The war on the police is having an effect.

Apparently, when mobs chant “What do we want? Dead cops,” potential recruits to law enforcement must think it’s a good idea to look elsewhere for career possibilities.

Police departments, both in cities and in rural areas, are having a tough time recruiting new people to the force.

Charles Fain Lehman lays out the statistics in an excellent piece in City Journal. Nashville’s police force in 2010 had around 4,700 online applications; last year it was down to 1,900. Seattle’s police department has seen a decline of 40 to 50 percent in applications. Jefferson County in Colorado reports a whopping 70 percent decline.

Eighty percent of police chiefs in the country said that they are experiencing a shortage in sworn officers. Half said that the situation has grown worse in the last five years.

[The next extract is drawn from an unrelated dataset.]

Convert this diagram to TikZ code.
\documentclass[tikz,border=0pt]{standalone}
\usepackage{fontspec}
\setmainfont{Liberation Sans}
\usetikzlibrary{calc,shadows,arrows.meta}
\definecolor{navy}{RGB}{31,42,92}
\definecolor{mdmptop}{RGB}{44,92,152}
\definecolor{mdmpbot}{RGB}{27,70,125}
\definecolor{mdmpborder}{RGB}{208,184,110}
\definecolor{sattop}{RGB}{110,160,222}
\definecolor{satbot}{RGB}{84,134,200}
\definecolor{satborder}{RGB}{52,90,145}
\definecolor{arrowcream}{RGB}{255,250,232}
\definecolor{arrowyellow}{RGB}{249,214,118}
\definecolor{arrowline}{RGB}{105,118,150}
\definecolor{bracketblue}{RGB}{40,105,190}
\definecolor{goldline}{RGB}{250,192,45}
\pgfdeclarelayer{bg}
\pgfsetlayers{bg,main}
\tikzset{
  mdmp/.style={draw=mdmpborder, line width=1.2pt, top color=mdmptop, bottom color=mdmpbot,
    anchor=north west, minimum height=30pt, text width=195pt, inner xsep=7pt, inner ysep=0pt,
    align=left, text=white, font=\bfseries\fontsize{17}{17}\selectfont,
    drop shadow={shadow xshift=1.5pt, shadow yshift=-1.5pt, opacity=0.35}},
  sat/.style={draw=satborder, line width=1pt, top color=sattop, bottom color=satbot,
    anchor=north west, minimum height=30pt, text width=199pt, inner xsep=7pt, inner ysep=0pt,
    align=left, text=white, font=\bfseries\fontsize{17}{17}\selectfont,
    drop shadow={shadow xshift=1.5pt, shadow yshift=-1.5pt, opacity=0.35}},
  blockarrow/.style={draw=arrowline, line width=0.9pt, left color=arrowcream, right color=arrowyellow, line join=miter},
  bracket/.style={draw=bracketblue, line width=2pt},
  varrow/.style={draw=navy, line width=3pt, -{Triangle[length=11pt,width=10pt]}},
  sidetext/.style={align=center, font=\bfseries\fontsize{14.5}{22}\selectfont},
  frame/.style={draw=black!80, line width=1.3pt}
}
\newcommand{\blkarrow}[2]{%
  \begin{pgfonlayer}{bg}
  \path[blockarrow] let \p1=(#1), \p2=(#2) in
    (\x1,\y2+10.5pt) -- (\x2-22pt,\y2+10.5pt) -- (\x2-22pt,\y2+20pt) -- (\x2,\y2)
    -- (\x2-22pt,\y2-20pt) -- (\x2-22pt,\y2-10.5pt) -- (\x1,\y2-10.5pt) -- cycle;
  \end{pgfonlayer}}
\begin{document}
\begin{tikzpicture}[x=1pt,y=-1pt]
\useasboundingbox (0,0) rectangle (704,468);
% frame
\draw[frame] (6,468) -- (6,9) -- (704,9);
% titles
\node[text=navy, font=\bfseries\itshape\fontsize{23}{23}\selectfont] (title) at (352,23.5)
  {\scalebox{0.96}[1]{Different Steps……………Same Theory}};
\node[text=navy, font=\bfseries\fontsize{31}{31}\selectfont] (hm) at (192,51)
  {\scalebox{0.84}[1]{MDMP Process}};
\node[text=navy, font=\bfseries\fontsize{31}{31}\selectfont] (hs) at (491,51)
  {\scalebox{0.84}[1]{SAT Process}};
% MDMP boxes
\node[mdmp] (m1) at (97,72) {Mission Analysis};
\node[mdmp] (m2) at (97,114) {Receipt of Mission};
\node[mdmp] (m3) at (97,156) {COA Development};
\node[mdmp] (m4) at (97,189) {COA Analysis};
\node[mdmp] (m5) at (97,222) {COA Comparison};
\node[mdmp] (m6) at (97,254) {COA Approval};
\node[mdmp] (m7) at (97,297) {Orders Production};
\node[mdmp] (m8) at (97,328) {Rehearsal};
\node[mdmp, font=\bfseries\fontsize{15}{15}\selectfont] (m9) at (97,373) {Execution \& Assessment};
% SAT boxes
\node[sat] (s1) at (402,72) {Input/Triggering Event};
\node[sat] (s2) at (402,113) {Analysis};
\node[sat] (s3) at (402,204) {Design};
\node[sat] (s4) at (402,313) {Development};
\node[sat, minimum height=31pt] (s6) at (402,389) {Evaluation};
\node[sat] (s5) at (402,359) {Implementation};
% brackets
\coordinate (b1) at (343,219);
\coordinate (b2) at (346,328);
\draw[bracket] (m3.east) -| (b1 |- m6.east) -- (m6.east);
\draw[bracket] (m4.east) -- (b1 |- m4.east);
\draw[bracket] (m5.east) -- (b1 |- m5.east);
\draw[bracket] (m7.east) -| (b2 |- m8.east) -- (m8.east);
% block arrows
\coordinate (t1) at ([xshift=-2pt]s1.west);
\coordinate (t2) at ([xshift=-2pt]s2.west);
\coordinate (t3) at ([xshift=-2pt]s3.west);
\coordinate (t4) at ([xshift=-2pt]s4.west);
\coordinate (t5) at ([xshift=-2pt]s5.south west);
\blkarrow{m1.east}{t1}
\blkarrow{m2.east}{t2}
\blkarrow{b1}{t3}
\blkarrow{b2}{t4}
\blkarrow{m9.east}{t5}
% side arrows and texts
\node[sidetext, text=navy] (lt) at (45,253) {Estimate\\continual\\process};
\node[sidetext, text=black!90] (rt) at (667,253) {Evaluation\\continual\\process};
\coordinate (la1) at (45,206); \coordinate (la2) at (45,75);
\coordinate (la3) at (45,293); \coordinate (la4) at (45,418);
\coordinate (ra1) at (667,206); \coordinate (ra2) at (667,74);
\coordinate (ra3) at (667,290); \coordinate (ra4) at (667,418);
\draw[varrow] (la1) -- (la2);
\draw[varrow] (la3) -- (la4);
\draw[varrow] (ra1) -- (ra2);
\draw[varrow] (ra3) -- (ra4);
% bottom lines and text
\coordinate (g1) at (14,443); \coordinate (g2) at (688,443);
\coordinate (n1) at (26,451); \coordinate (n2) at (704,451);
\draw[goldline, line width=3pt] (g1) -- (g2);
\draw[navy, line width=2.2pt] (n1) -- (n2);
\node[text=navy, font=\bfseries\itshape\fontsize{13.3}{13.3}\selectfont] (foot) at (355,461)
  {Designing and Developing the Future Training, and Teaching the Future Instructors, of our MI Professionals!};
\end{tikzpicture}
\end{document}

This should not surprise us, but it should alarm us. Lehman explains:

The current hiring struggles reflect the slow undoing of the past quarter-century’s trend of growing American police forces. Data from the Census Bureau’s Annual Survey of Public Employment and Payroll (ASPEP)—which counts the national number of public employees—paint a stark picture. In the early 1990s, roughly 500,000 sworn officers worked in the U.S., equivalent to 213 per 100,000 people in the population.

During this period, violent crime finally peaked after rising continuously for almost three decades, and then began a long drop. One reason for this substantial decline was a massive increase in the number of cops, not just in New York, but across the country. Substantial empirical evidence indicates that more cops on the beat means less crime on the street.

There are a number of reasons cited for the decline: fewer candidates join law enforcement or the military because of family ties. Policing is more complicated, requiring more technological expertise, and then there is the psychic toll.

Lehman didn’t highlight what is likely another reason for difficulties in recruitment. That is the way police are treated nowadays. 

A fairly recent example was the November mob that protested having to pay to ride the subway and signs reading “F–k the police” and “NYPD KKK.” The New York Post reported that, despite official promises to send in additional help for the police, it didn’t look as if that had happened. This left cops on the scene in a terrible situation:

“Cops are hesitant — they’re second guessing themselves,” Sergeants Benevolent Association president Ed Mullins told The Post. “These anti-police protests are growing,” he said, but “cops don’t want to engage. Because they fear that if it goes bad, the NYPD is not going to back them.”

Who would volunteer to do a tough job that is undeservedly disrespected and far more more dangerous because of lack of support and rage?